Her visit was unannounced, with no media or other state officials present, just like her visit to the memorial in 2015, only months after she had taken office in February 2015.
“Every visit to the Jasenovac memorial site always invokes feelings of deep regret for crimes committed here, and of compassion for all the innocent victims. No political goal or order can ever justify crimes committed in its name.
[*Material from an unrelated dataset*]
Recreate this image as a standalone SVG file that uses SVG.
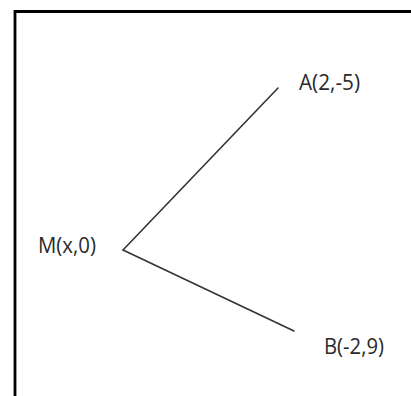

Croatia, as a democratic country, which was created on the basis of all the positive values of the Croatian people’s historic fight for freedom, which also includes anti-fascism, unambiguously condemns crimes committed in this camp, and it respectfully and permanently keeps alive the memory of all of its victims, in its determination to uphold human rights for all its citizens as a guarantee for peace and progress,” Grabar-Kitarovic wrote in the remembrance book at Jasenovac, her Office said on Friday.
The annual Jasenovac remembrance ceremony has become a politically charged affair in recent years, with groups representing antifascists and the Jewish and Serb ethnic minorities eschewing the annual state-sponsored event to mark the anniversary of the 1945 escape of some 54 prisoners from the camp run by the Croatian World War II fascist regime.
The largest antifascist group SABA and the man group representing ethnic Serbs, the Serb National Council (SNV), announced earlier this week they would instead hold a memorial ceremony on Saturday, April 21, while the Jewish community held its own remembrance event earlier this month.
All three said they would not attend the official event scheduled for Sunday, April 23, in protest against what they say is the government’s tacit approval of the use of World War II-era fascist slogans and rhetoric by some Croatian right wing groups. On Wednesday, the Roma ethnic minority MP Veljko Kajtazi said that the largest Roma association would attend both ceremonies, and announced their own additional event in August.